The rest of the crew were fun, too, especially tough alien Tannis and Al, who appears to have more of a story to come. I’m intrigued to find out what they will do with their cargo now they have him, and how the Collective will try to reclaim him and Skylar. Luckily, this appears to be the start of a new series – yay! I’d also like to give a big thumbs up for the cover – it’s very cool.

My rating: 4/5

Wicked Lovely, by Melissa Marr

4 Apr

Format: Kindle Edition, 352 pages
Published: January 20th 2009 (first published 2007)
Publisher: HarperCollins e-books
Back cover blurb:
Wicked Lovely takes place in modern-day Huntsdale, a small city south of Pittsburgh whose name evokes the Wild Hunt of mythology.
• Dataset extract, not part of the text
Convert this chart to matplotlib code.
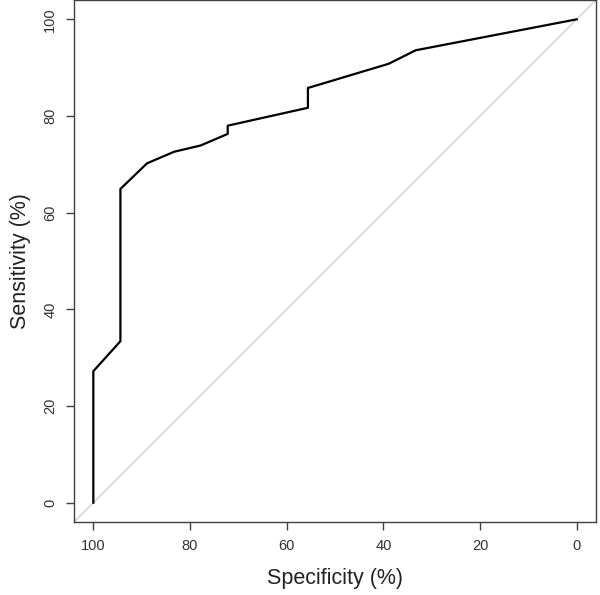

High school junior Aislinn and her grandmother have followed strict rules all their lives to hide their ability to see faeries because faeries don’t like it when mortals can see them, and faeries can be very cruel. Only the strongest faeries can withstand iron, however, so Aislinn prefers the city with its steel girders and bridges. She takes refuge with Seth, her would-be lover, who lives in a set of old train carriages. 

But now Aislinn is being stalked by two of the faeries who are able to take on human form and are not deterred by steel. What do they want from her?

One is Keenan, the Summer King, who has been looking for his Queen for nine centuries, bound by the rules and rituals that govern his quest. The other is Donia, a victim of those rules, consigned to the role of Winter Girl when she failed Keenan’s test, yet still in love with him. Certain that Aislinn is the woman he must marry, Keenan shows up as a charismatic new student at her high school, unaware that she sees his true form. He’s determined to court her and is puzzled by her rebuffs. Suddenly, none of the rules that have kept Aislinn safe is working anymore, but things aren’t going as Keenan expects either. Both will have to change, make startling compromises and enlist surprising allies if they want to break free from the wicked game that has ensnared them.

Their greatest challenge will be to avoid the fatal traps laid by Keenan’s mother, the Winter Queen. She will lose her power if Keenan finds his mate, and she will do anything to stop this.

My review:
It was a real struggle to finish this. The book was OK – well written and excellent value for the $US0.99 I paid for the Kindle version – but I just didn’t get into it. Maybe I’m over the fairies for now. Often I found myself wondering if it was Twilight fanfiction: Keenan had copper hair; there were lines like “Be Safe” and “You are my life now” – I laughed out loud at that last one.
I’ll put the rest of the series on my to-read list, but I probably won’t make them a priority. Maybe not until all of them are 99c.